By John D. Sutter, CNN
HP has developed a process for creating flexible plastic displays that could be used in a number of gadgets.
HP has developed a process for creating flexible plastic displays that could be used in a number of gadgets.
  • HP is developing a wristwatch with a plastic display
  • The company says the watch will be useful to the military
  • It runs on solar power, is light and won't break easily, HP says
  • The company expects to have a prototype in a year

Palo Alto, California (CNN) -- Hewlett-Packard says it's developing a next-generation wristwatch for the U.S. military.

The printing and computer company says the watch will have a flexible display that shows maps and other strategic information to soldiers in remote combat fields. The watch's screen will be made of plastic and it will run on solar energy, making it less likely to malfunction or run out of power in a tense scenario.

"We call it a Dick Tracy watch," said Carl Taussig, director of information surfaces at HP Labs in Palo Alto, California, in a reference to the comic-strip detective whose high-tech wristwatch doubled as a two-way radio.

HP expects a prototype of the watch to be ready within a year.

The U.S. military plans to use the prototype with a small group of soldiers first before deciding whether to expand its use of the technology, Taussig said. The watch may eliminate the need for soldiers to carry cumbersome technological gear and backup batteries.

A U.S. Department of Defense spokeswoman said she was not familiar with the project, so it's unclear exactly how the watch would be used by the military.

HP makes the watch's display screen out of plastic, rather than the glass that is the norm for most computer displays on the market today.

"It doesn't break. It's thin. It's potentially flexible," Taussig said of the plastic display.

Flexible solar panels also will be printed onto the watches, using a technology developed by a company called PowerFilm. That company also has developed solar-powered tents for the military, according to its website.

All kinds of consumer electronics may start incorporating plastic instead of glass screens in coming years. The plastic screens have the advantages of being light, using less power and being less destructible. They also use 40 times less raw material than glass displays, Taussig said.

HP said its plastic-display technology could also be used in laptops, e-readers and commercial signs.

Other companies are working in this space, too.

More than 20 million flexible plastic displays are on the market today, according to Sriram Peruvemba, vice-president of marketing for E Ink, the company that developed the low-power display technology for the Amazon Kindle and many other e-book readers.

So far, all those screens are very small. "These go into wristwatches, they go into memory sticks, they go into shelf labels -- things like that," he said.

Peruvemba expects flexible plastic displays to get larger in coming years, to the point that they can be used in e-book readers and laptop computers.

Taussig said the military watch will be one of the first real-world tests of the technology. He expects the next commercial applications also to be relatively small in terms of screen sizes.

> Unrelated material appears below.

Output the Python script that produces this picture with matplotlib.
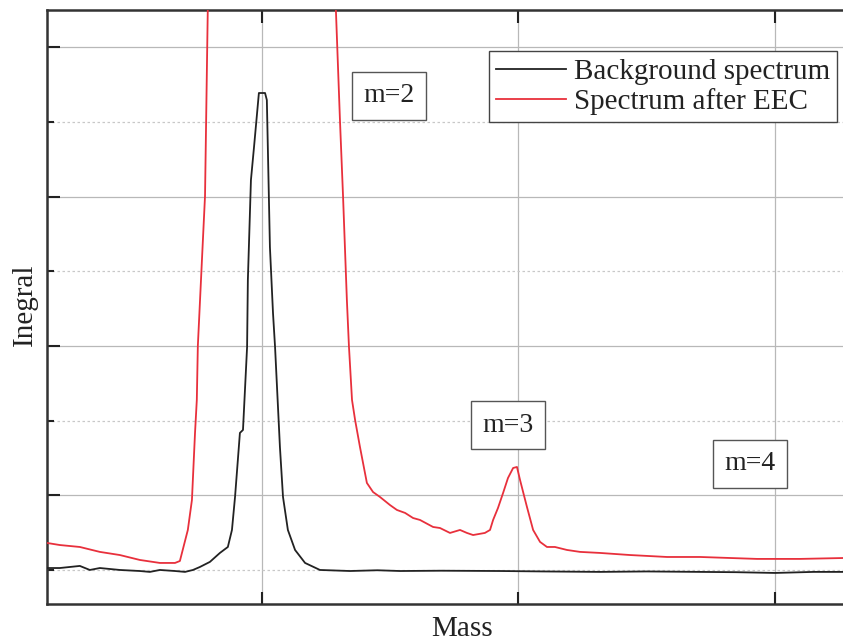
import matplotlib
matplotlib.use("Agg")
import matplotlib.pyplot as plt
import numpy as np
from matplotlib.ticker import MultipleLocator, NullFormatter

plt.rcParams["font.family"] = ["Liberation Serif", "DejaVu Serif"]

# Background spectrum (black)
bg_mass = [1.162, 1.212, 1.290, 1.329, 1.368, 1.446, 1.524, 1.563, 1.602, 1.661,
           1.700, 1.731, 1.758, 1.797, 1.836, 1.867, 1.883, 1.895, 1.906, 1.914,
           1.926, 1.942, 1.945, 1.957, 1.969, 1.988, 2.012, 2.019, 2.031, 2.043,
           2.051, 2.070, 2.082, 2.101, 2.129, 2.168, 2.226, 2.343, 2.450, 2.538,
           2.700, 2.928, 3.100, 3.318, 3.500, 3.708, 3.850, 4.000, 4.150, 4.265]
bg_int = [0.013, 0.013, 0.027, 0.000, 0.013, 0.000, -0.007, -0.013, 0.000, -0.007,
          -0.013, 0.000, 0.020, 0.054, 0.114, 0.154, 0.268, 0.489, 0.737, 0.918,
          0.938, 1.494, 1.942, 2.612, 2.833, 3.195, 3.195, 3.148, 2.163, 1.721,
          1.494, 0.824, 0.489, 0.268, 0.134, 0.047, 0.000, -0.007, -0.002, -0.007,
          -0.005, -0.007, -0.010, -0.013, -0.010, -0.013, -0.015, -0.020, -0.013, -0.013]

# Spectrum after EEC (red)
eec_mass = [1.162, 1.212, 1.290, 1.368, 1.446, 1.524, 1.602, 1.661, 1.680, 1.711,
            1.727, 1.739, 1.746, 1.750, 1.766, 1.778, 1.790, 2.000, 2.285,
            2.304, 2.316, 2.331, 2.339, 2.351, 2.363, 2.382, 2.409, 2.433, 2.460,
            2.499, 2.526, 2.558, 2.589, 2.616, 2.667, 2.694, 2.733, 2.772, 2.799,
            2.823, 2.869, 2.889, 2.901, 2.920, 2.940, 2.959, 2.979, 2.994, 3.006,
            3.021, 3.033, 3.057, 3.084, 3.111, 3.142, 3.189, 3.240, 3.318, 3.435,
            3.579, 3.708, 3.930, 4.097, 4.265]
eec_int = [0.181, 0.167, 0.154, 0.121, 0.100, 0.067, 0.047, 0.047, 0.060, 0.268,
           0.469, 0.918, 1.139, 1.500, 2.076, 2.505, 3.900, 20.0, 3.900,
           3.014, 2.505, 1.808, 1.500, 1.139, 1.005, 0.824, 0.583, 0.522, 0.489,
           0.435, 0.402, 0.382, 0.348, 0.335, 0.288, 0.281, 0.248, 0.268, 0.248,
           0.234, 0.248, 0.268, 0.335, 0.415, 0.516, 0.616, 0.683, 0.690, 0.603,
           0.502, 0.422, 0.268, 0.188, 0.154, 0.154, 0.134, 0.121, 0.114, 0.100,
           0.087, 0.087, 0.074, 0.074, 0.080]

peak_labels = ["m=2", "m=3", "m=4"]
peak_label_pos = [(2.495, 3.175), (2.959, 0.971), (3.903, 0.710)]

W, H = 843, 644
fig = plt.figure(figsize=(W / 100, H / 100), dpi=100)
ax = fig.add_axes([47 / W, 1 - 604 / H, 1 - 47 / W, (604 - 10) / H])

ax.plot(bg_mass, bg_int, color="#222222", lw=1.3, label="Background spectrum", zorder=3)
ax.plot(eec_mass, eec_int, color="#e8303c", lw=1.3, label="Spectrum after EEC", zorder=3)

ax.set_xlim(1.162, 4.265)
ax.set_ylim(-0.228, 3.751)

ax.xaxis.set_major_locator(MultipleLocator(1.0))
ax.yaxis.set_major_locator(MultipleLocator(1.0, offset=0.5))
ax.yaxis.set_minor_locator(MultipleLocator(1.0))
ax.xaxis.set_major_formatter(NullFormatter())
ax.yaxis.set_major_formatter(NullFormatter())

ax.grid(True, which="major", axis="both", color="#b8b8b8", lw=0.9)
ax.grid(True, which="minor", axis="y", color="#c8c8c8", lw=0.9, ls=(0, (2, 2)))
ax.set_axisbelow(True)

ax.tick_params(axis="x", which="major", direction="in", length=9, width=1.5,
               top=True, bottom=True, color="#222222")
ax.tick_params(axis="y", which="major", direction="in", length=9.5, width=1.5,
               left=True, right=False, color="#222222")
ax.tick_params(axis="y", which="minor", direction="in", length=5, width=1.5,
               left=True, right=False, color="#222222")
ax.tick_params(axis="x", which="minor", bottom=False, top=False)

for side in ("left", "bottom", "top"):
    ax.spines[side].set_linewidth(1.8)
    ax.spines[side].set_color("#333333")
ax.spines["right"].set_visible(False)

for txt, (x, y) in zip(peak_labels, peak_label_pos):
    ax.text(x, y, txt, fontsize=20, ha="center", va="center", color="#222222", zorder=4,
            bbox=dict(boxstyle="square,pad=0.4", fc="white", ec="#555555", lw=1.0))

leg = ax.legend(loc="upper right", bbox_to_anchor=(837 / W, 1 - 51 / H),
                bbox_transform=fig.transFigure, borderaxespad=0, fontsize=21,
                frameon=True, fancybox=False, framealpha=1, edgecolor="#444444",
                handlelength=2.4, handletextpad=0.25, labelspacing=0.12,
                borderpad=0.25)
leg.get_frame().set_linewidth(1.0)
for t in leg.get_texts():
    t.set_color("#222222")

fig.text(25 / W, 1 - 305 / H, "Inegral", rotation=90, fontsize=21,
         ha="center", va="center", color="#222222")
fig.text(462 / W, 1 - 629 / H, "Mass", fontsize=21, ha="center", va="center",
         color="#222222")

fig.savefig("out.png", dpi=100)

Grocery stores, for example, may use plastic screens to display vegetable and fruit prices in the near future, he said.

The screens don't use much power, and store managers could update them more quickly than paper price tags, he said.

HP Labs has been developing a process to "print" the plastic display components for 10 years. The company originally intended to use the technology in portable memory drives, but creating larger screens out of plastic turned out to be a more economical and feasible venture, Taussig said.

The secret to the screens is in what's behind them: a thin strip of metal-coated plastic that's only 50 microns thick -- about half the width of a human hair -- and wraps around a spool.

That layer of material is printed with transistors, the components that tell the screen to display certain images. It is treated with various acid and metal coatings to make it conduct electricity and create clear images. In some ways, the system mimics newspaper production.

"We had to actually build all of the equipment to do this stuff, and that's because no one's ever done it before," Taussig said.